Shares of GTL , formerly Global Telesystems, crashed 62% to close at Rs 127.80, its lowest closing in over five years, struck by multiple theories, none of which could be confirmed. Shares of group companyb GTL Infrastructure closed at Rs 16.85, down 43.27% over the previous close.
GTL chairman and managing director Manoj Tirodkar blamed the bruising decline in his stocks to "speculative attack", but his answers to CNBC-TV18 were not convincing enough to attract bargain hunters.
Over 7.32 crore shares of GTL were traded on both exchanges combined, nearly 75% of the equity base of the company, and 1.6 times the non-promoter holding.
There was talk that the company was facing a liquidity crisis, that lenders had liquidated shares pledged by the promoters, that a major Mauritian shareholder had pulled out, that the company was struggling to raise capital, and that it had defaulted on interest payment to banks and institutions. Tirodkar denied all these.
"The fundamentals of the business are strong and will remain," Tirodkar told CNBC-TV18. "We will continue to build it as we did in the past whenever there have been any problems," he said.
But the stock closed near the low for the day, indicating that investors are not convinced.
Tirodkar was evasive when asked whether his firm was facing liquidity problems.
"Post 2G scam, issues in India concerning telecom companies have been generally bad. As a result, raising funds for any telecom companies including debt or equity has been extremely difficult," he said.
"Show me a single company in the telecom sector today which doesn't have issues. In the past, almost every major company has got those issues. New capital inflow into telecom sector has been a matter of concern largely due to what is happening on the interest rates front. Same thing happened in Europe and USA," he said.
Volatility in the company's stock is not new to Tirodkar, who set up Global Telesystems in 1987 as a reseller of telecom equipment.

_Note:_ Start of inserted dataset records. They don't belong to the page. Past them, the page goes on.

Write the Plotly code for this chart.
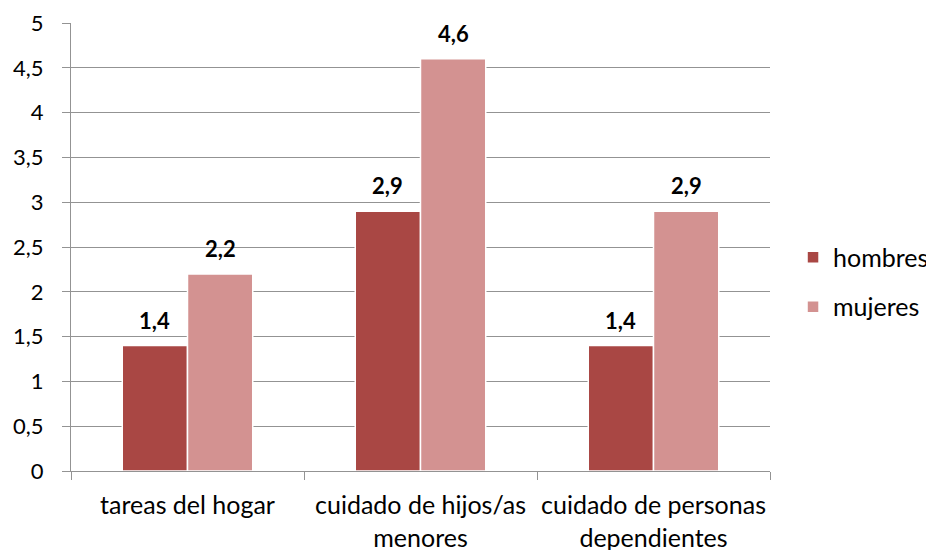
import plotly.graph_objects as go

categories = ["tareas del hogar", "cuidado de hijos/as<br>menores", "cuidado de personas<br>dependientes"]
hombres = [1.4, 2.9, 1.4]
mujeres = [2.2, 4.6, 2.9]
y_ticks = [0, 0.5, 1, 1.5, 2, 2.5, 3, 3.5, 4, 4.5, 5]

font_family = "Lato, 'Open Sans', sans-serif"
grid_color = "#939393"

fig = go.Figure()
series = [("hombres", hombres, "#A94744", -33), ("mujeres", mujeres, "#D39291", 33)]
for name, vals, color, shift in series:
    fig.add_trace(go.Bar(
        name=name, x=categories, y=vals,
        marker=dict(color=color, line=dict(color="white", width=1.5)),
        legendgroup=name,
    ))
    for c, v in zip(categories, vals):
        fig.add_annotation(
            x=c, y=v, xref="x", yref="y",
            text="<b>" + f"{v:.1f}".replace(".", ",") + "</b>",
            showarrow=False, yanchor="bottom", xanchor="center",
            xshift=shift, yshift=10,
            font=dict(size=22, color="black", family=font_family),
        )

fig.update_layout(
    width=934, height=550,
    margin=dict(l=63, r=172, t=15, b=87),
    paper_bgcolor="white", plot_bgcolor="white",
    separators=",.",
    barmode="group", bargap=0.44, bargroupgap=0.0,
    font=dict(family=font_family, size=22, color="black"),
    legend=dict(xref="container", yref="container", x=0.8405, y=0.502,
                xanchor="left", yanchor="middle",
                tracegroupgap=14, font=dict(size=25), itemwidth=30),
    showlegend=True,
)
fig.update_xaxes(
    showline=True, linecolor=grid_color, linewidth=1.2,
    ticks="outside", tickson="boundaries", ticklen=8, tickcolor=grid_color,
    tickfont=dict(size=25), ticklabelstandoff=12, automargin=False, tickangle=0,
)
fig.update_yaxes(
    range=[0, 5], tickvals=y_ticks,
    showgrid=True, gridcolor=grid_color, gridwidth=1.2,
    showline=True, linecolor=grid_color, linewidth=1.2,
    ticks="outside", ticklen=8, tickcolor=grid_color,
    tickfont=dict(size=22), zeroline=False, ticklabelstandoff=14,
    automargin=False,
)

fig.write_html("out.html")
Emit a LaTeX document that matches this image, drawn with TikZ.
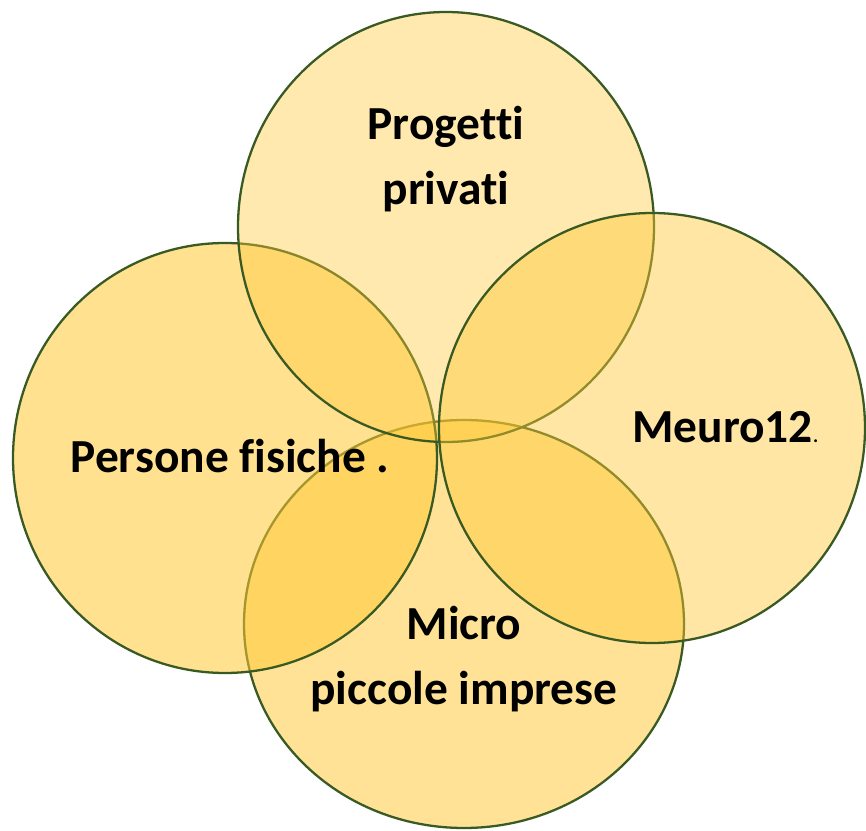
\documentclass[tikz,border=0pt]{standalone}
\usepackage{fontspec}
\setmainfont{Carlito}[Ligatures = NoCommon]
\usepackage{xcolor}
\usetikzlibrary{backgrounds}

\definecolor{rimgreen}{HTML}{3A5A24}
\definecolor{petal}{HTML}{FFC835}

\begin{document}
\begin{tikzpicture}[x = 0.02cm, y = -0.02cm,
		petalfill/.style = {fill = petal, fill opacity = #1, draw = rimgreen, draw opacity = 1, line width = 1.3pt},
		petaltext/.style = {font = \fontsize{27}{37}\selectfont\bfseries, align = center, inner sep = 0pt}]
		\useasboundingbox (0,0) rectangle (866,831);
		% bottom, left, top, right
		\draw[petalfill = 0.52] (464,624) ellipse (220 and 204);
		\draw[petalfill = 0.55] (225,458) ellipse (212 and 215);
		\draw[petalfill = 0.40] (446,227) ellipse (208 and 215);
		\draw[petalfill = 0.45] (652,428) ellipse (213 and 215);
		\node[petaltext] (progetti) at (446,159) {Progetti\\privati};
		\node[petaltext, anchor = base] (persone) at (230,472) {Persone fisiche .};
		\node[petaltext, anchor = base west] (meuro) at (632,442) {Meuro12{\fontsize{11}{11}\selectfont.}};
		\node[petaltext] (micro) at (464,659) {Micro\\piccole imprese};
	\end{tikzpicture}
\end{document}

During the technology stocks-led rally of 1999-00, GTL—then Global Telesystems—was one of the favourites of market operator Ketan Parekh, and went on to touch a record high of Rs 3500 in February 2000 from just Rs 100 in 1998. When the market collapsed, the decline in GTL stock was as spectacular. Once the favourite of fund managers and punters alike, GTL crashed to Rs 48 by September 2001.
There were allegations that the promoters of GTL had colluded with Ketan Parekh to rig the stock price during the bull run. The company figured in the list of firms that Joint Parliamentary Committee probed for market manipulation, but was not indicted.
Over the next few years, GTL gradually repositioned itself as a network services company, offering services and solutions to telecom services firms and technology providers.
In November 2005, it sold infrastructure and related business and assets to its wholly owned subsidiary, GTL Infrastructure, and listed that company. GTL shareholders got one share of GTL Infra for every one share in GTL.
In January 2010, GTL surprised the market by acquiring 17,500 towers of telecom company Aircel for Rs 8400 crore in an all-cash deal, the biggest such deal in the country till then.
For a while it appeared that the company had managed to put its past behind and would be able to make a comeback of sorts, even its share price was unlikely to see the high of February 2000 for a long time.
In June 2010, GTL said it was considering a merger with Reliance Infratel, the wholly-owned subsidiary of Reliance Communication in a deal valued at close to $10 billion. In an interview to a leading business daily, after signing the agreement with Reliance Communications, Tirodkar said the combined entity will generate Rs 6,000 crore from 85,000 towers with operating margin of up to 75% in its first year of operations.
By mid-July 2010, the stock had climbed to a near nine-and-a-half month high of Rs 477. Nowhere near its record high, but still a tenfold rise from its low of September 2001, something very few market players expected.
Unfortunately for Tirodkar, the mega deal with Reliance Communications never fructified, and in September, both companies called it off after failing to agree on the terms for the deal.
Veteran brokers say it is very likely that the liquidation of pledged shares would have caused much of the damage on Monday. But the bigger question is: what exactly triggered that sell-off? At Monday’s closing, GTL’s market capitalization was Rs 1242 crore, while revenues for financial year 2010-11 was Rs 3130 crore. In short, the company is available for 0.4 times full year sales, while just two trading sessions back, it was going for 1.26 times.
If the stock price does not recover much of the losses over the few sessions, it could mean that the company is facing some serious problem which makes the stock unattractive even at this valuation.